Code that draws figures:

* Start *

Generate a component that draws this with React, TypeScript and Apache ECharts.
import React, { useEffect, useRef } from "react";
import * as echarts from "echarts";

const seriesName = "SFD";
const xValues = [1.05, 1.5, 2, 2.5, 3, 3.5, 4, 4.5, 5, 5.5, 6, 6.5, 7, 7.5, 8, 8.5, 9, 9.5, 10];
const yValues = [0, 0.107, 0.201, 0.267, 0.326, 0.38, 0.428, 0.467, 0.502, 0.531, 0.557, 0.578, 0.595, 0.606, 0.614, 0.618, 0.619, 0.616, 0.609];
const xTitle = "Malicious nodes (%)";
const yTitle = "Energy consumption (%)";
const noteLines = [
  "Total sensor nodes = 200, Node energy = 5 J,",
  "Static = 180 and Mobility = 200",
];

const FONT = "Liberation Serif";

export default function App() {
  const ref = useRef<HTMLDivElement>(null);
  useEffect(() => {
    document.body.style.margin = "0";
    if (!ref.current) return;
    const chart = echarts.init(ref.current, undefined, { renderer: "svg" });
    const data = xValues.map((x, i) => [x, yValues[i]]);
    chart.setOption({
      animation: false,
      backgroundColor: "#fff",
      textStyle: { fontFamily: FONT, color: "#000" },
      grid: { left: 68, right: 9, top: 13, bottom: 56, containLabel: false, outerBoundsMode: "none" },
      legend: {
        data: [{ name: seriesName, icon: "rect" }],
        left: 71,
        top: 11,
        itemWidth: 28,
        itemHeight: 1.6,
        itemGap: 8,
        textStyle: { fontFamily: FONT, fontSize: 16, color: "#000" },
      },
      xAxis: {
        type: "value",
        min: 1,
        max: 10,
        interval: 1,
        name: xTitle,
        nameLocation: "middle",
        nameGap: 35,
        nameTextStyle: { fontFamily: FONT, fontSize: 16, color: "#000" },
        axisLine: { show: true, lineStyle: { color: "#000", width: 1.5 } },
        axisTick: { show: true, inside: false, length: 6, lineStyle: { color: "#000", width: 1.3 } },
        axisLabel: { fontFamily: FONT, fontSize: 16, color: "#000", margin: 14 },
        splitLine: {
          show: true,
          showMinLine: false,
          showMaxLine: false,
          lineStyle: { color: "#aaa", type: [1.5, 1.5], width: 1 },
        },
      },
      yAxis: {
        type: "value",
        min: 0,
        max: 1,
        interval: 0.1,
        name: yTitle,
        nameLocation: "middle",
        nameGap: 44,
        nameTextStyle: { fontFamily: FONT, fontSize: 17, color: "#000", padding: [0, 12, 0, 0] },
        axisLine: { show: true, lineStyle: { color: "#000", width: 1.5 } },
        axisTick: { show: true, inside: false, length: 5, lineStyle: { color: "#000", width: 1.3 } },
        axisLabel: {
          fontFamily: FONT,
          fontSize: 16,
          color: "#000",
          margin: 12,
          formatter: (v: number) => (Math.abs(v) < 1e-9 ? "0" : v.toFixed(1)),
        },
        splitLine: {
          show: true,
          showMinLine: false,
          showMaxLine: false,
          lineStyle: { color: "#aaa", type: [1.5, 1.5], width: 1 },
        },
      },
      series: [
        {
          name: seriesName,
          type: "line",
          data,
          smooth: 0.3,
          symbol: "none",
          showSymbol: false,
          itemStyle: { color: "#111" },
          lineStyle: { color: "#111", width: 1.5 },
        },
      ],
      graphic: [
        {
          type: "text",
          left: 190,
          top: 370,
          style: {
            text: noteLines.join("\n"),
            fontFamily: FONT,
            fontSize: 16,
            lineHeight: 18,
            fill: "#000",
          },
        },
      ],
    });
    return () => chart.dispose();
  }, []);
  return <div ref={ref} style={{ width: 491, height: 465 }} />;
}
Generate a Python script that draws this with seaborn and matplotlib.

* End *

▸ **Stated task**
Retype the entries exactly, including every line.

▸ **Result**
Generate a component that draws this with React, TypeScript and Apache ECharts.
import React, { useEffect, useRef } from "react";
import * as echarts from "echarts";

const seriesName = "SFD";
const xValues = [1.05, 1.5, 2, 2.5, 3, 3.5, 4, 4.5, 5, 5.5, 6, 6.5, 7, 7.5, 8, 8.5, 9, 9.5, 10];
const yValues = [0, 0.107, 0.201, 0.267, 0.326, 0.38, 0.428, 0.467, 0.502, 0.531, 0.557, 0.578, 0.595, 0.606, 0.614, 0.618, 0.619, 0.616, 0.609];
const xTitle = "Malicious nodes (%)";
const yTitle = "Energy consumption (%)";
const noteLines = [
  "Total sensor nodes = 200, Node energy = 5 J,",
  "Static = 180 and Mobility = 200",
];

const FONT = "Liberation Serif";

export default function App() {
  const ref = useRef<HTMLDivElement>(null);
  useEffect(() => {
    document.body.style.margin = "0";
    if (!ref.current) return;
    const chart = echarts.init(ref.current, undefined, { renderer: "svg" });
    const data = xValues.map((x, i) => [x, yValues[i]]);
    chart.setOption({
      animation: false,
      backgroundColor: "#fff",
      textStyle: { fontFamily: FONT, color: "#000" },
      grid: { left: 68, right: 9, top: 13, bottom: 56, containLabel: false, outerBoundsMode: "none" },
      legend: {
        data: [{ name: seriesName, icon: "rect" }],
        left: 71,
        top: 11,
        itemWidth: 28,
        itemHeight: 1.6,
        itemGap: 8,
        textStyle: { fontFamily: FONT, fontSize: 16, color: "#000" },
      },
      xAxis: {
        type: "value",
        min: 1,
        max: 10,
        interval: 1,
        name: xTitle,
        nameLocation: "middle",
        nameGap: 35,
        nameTextStyle: { fontFamily: FONT, fontSize: 16, color: "#000" },
        axisLine: { show: true, lineStyle: { color: "#000", width: 1.5 } },
        axisTick: { show: true, inside: false, length: 6, lineStyle: { color: "#000", width: 1.3 } },
        axisLabel: { fontFamily: FONT, fontSize: 16, color: "#000", margin: 14 },
        splitLine: {
          show: true,
          showMinLine: false,
          showMaxLine: false,
          lineStyle: { color: "#aaa", type: [1.5, 1.5], width: 1 },
        },
      },
      yAxis: {
        type: "value",
        min: 0,
        max: 1,
        interval: 0.1,
        name: yTitle,
        nameLocation: "middle",
        nameGap: 44,
        nameTextStyle: { fontFamily: FONT, fontSize: 17, color: "#000", padding: [0, 12, 0, 0] },
        axisLine: { show: true, lineStyle: { color: "#000", width: 1.5 } },
        axisTick: { show: true, inside: false, length: 5, lineStyle: { color: "#000", width: 1.3 } },
        axisLabel: {
          fontFamily: FONT,
          fontSize: 16,
          color: "#000",
          margin: 12,
          formatter: (v: number) => (Math.abs(v) < 1e-9 ? "0" : v.toFixed(1)),
        },
        splitLine: {
          show: true,
          showMinLine: false,
          showMaxLine: false,
          lineStyle: { color: "#aaa", type: [1.5, 1.5], width: 1 },
        },
      },
      series: [
        {
          name: seriesName,
          type: "line",
          data,
          smooth: 0.3,
          symbol: "none",
          showSymbol: false,
          itemStyle: { color: "#111" },
          lineStyle: { color: "#111", width: 1.5 },
        },
      ],
      graphic: [
        {
          type: "text",
          left: 190,
          top: 370,
          style: {
            text: noteLines.join("\n"),
            fontFamily: FONT,
            fontSize: 16,
            lineHeight: 18,
            fill: "#000",
          },
        },
      ],
    });
    return () => chart.dispose();
  }, []);
  return <div ref={ref} style={{ width: 491, height: 465 }} />;
}
Generate a Python script that draws this with seaborn and matplotlib.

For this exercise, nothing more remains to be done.